All pictures are to be skipped; retype only the lines from the top of the entries through the line with "const colors = ['#4F81BD','#C0504D','#9BBB59'];", both included.

■ SUPPLIED RECORDS ■
════════════════

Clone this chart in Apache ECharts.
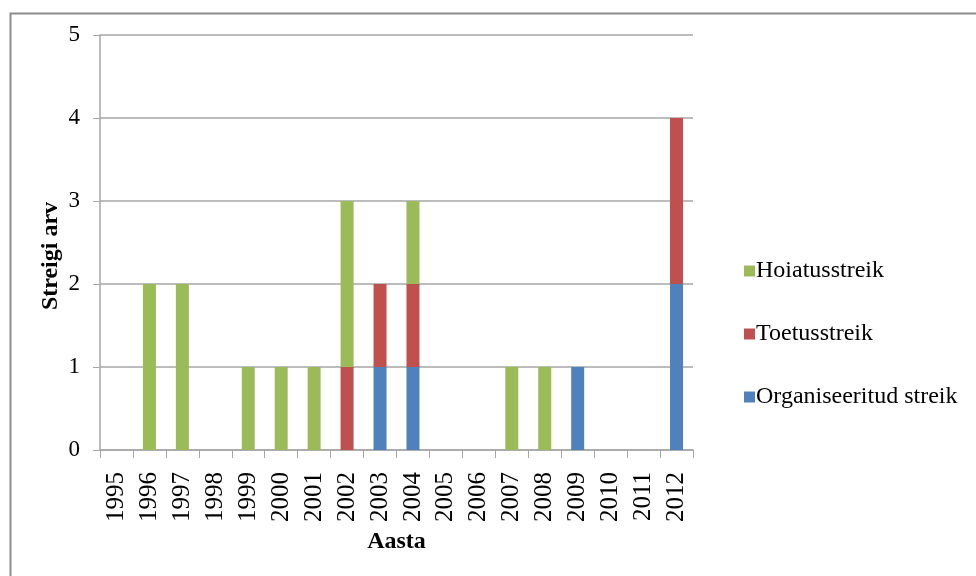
<!DOCTYPE html>
<html>
<head>
<meta charset="utf-8">
<script src="https://cdn.jsdelivr.net/npm/echarts@6/dist/echarts.min.js"></script>
<style>
html,body{margin:0;padding:0;background:#fff;}
#chart{width:976px;height:576px;}
</style>
</head>
<body>
<div id="chart"></div>
<script>
const years = ['1995','1996','1997','1998','1999','2000','2001','2002','2003','2004','2005','2006','2007','2008','2009','2010','2011','2012'];
const organiseeritud = [0,0,0,0,0,0,0,0,1,1,0,0,0,0,1,0,0,2];
const toetus = [0,0,0,0,0,0,0,1,1,1,0,0,0,0,0,0,0,2];
const hoiatus = [0,2,2,0,1,1,1,2,0,1,0,0,1,1,0,0,0,0];
const seriesNames = ['Organiseeritud streik','Toetusstreik','Hoiatusstreik'];
const colors = ['#4F81BD','#C0504D','#9BBB59'];

const font = 'Liberation Serif, Times New Roman, serif';
const chart = echarts.init(document.getElementById('chart'));
const mk = (name, data, color) => ({
  name, type: 'bar', stack: 'total', data, barWidth: 13,
  itemStyle: {color}, emphasis: {disabled: true}
});
chart.setOption({
  animation: false,
  textStyle: {fontFamily: font},
  graphic: [
    {type: 'rect', left: 8, top: 11, shape: {width: 1100, height: 700},
     style: {fill: 'none', stroke: '#8c8c8c', lineWidth: 2}},
    {type: 'text', x: 51, y: 256, rotation: Math.PI/2,
     style: {text: 'Streigi arv', font: 'bold 24px ' + font, fill: '#000',
       textAlign: 'center', textVerticalAlign: 'middle'}}
  ],
  grid: {left: 100, right: 283, top: 35, bottom: 126},
  legend: {
    orient: 'vertical', left: 739, top: 254, itemGap: 39,
    itemWidth: 11, itemHeight: 11, icon: 'rect',
    data: ['Hoiatusstreik','Toetusstreik','Organiseeritud streik'],
    textStyle: {fontFamily: font, fontSize: 24, color: '#000', padding: [0,0,0,-4]}
  },
  xAxis: {
    type: 'category', data: years,
    name: 'Aasta', nameLocation: 'middle', nameGap: 78,
    nameTextStyle: {fontFamily: font, fontSize: 24, fontWeight: 'bold', color: '#000'},
    axisLine: {lineStyle: {color: '#a6a6a6', width: 1.5}},
    axisTick: {show: true, length: 8, lineStyle: {color: '#a6a6a6'}},
    axisLabel: {rotate: 90, margin: 22, fontSize: 25, color: '#000', fontFamily: font, interval: 0}
  },
  yAxis: {
    type: 'value', min: 0, max: 5, interval: 1,
    axisLine: {show: true, lineStyle: {color: '#a6a6a6', width: 1.5}},
    axisTick: {show: true, length: 7, lineStyle: {color: '#a6a6a6'}},
    splitLine: {lineStyle: {color: '#a6a6a6', width: 1.5}},
    axisLabel: {margin: 20, fontSize: 23, color: '#000', fontFamily: font}
  },
  series: [
    mk(seriesNames[0], organiseeritud, colors[0]),
    mk(seriesNames[1], toetus, colors[1]),
    mk(seriesNames[2], hoiatus, colors[2])
  ]
});
</script>
</body>
</html>
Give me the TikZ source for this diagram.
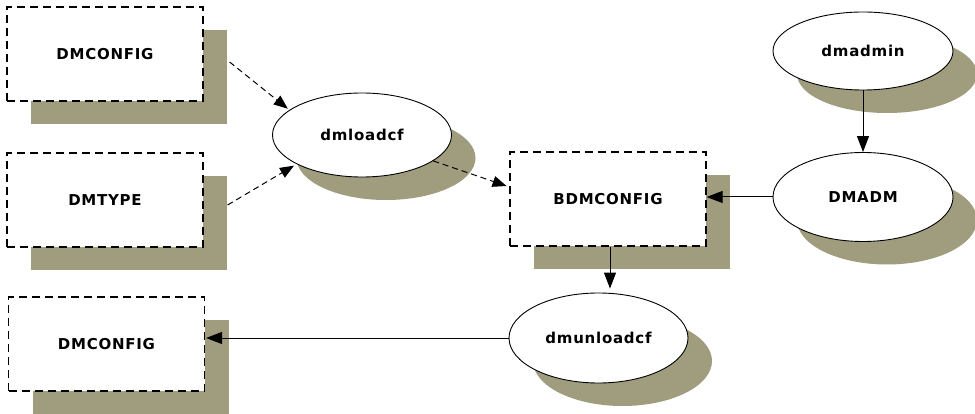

════════════════

■ EXPECTED ANSWER ■
Clone this chart in Apache ECharts.
<!DOCTYPE html>
<html>
<head>
<meta charset="utf-8">
<script src="https://cdn.jsdelivr.net/npm/echarts@6/dist/echarts.min.js"></script>
<style>
html,body{margin:0;padding:0;background:#fff;}
#chart{width:976px;height:576px;}
</style>
</head>
<body>
<div id="chart"></div>
<script>
const years = ['1995','1996','1997','1998','1999','2000','2001','2002','2003','2004','2005','2006','2007','2008','2009','2010','2011','2012'];
const organiseeritud = [0,0,0,0,0,0,0,0,1,1,0,0,0,0,1,0,0,2];
const toetus = [0,0,0,0,0,0,0,1,1,1,0,0,0,0,0,0,0,2];
const hoiatus = [0,2,2,0,1,1,1,2,0,1,0,0,1,1,0,0,0,0];
const seriesNames = ['Organiseeritud streik','Toetusstreik','Hoiatusstreik'];
const colors = ['#4F81BD','#C0504D','#9BBB59'];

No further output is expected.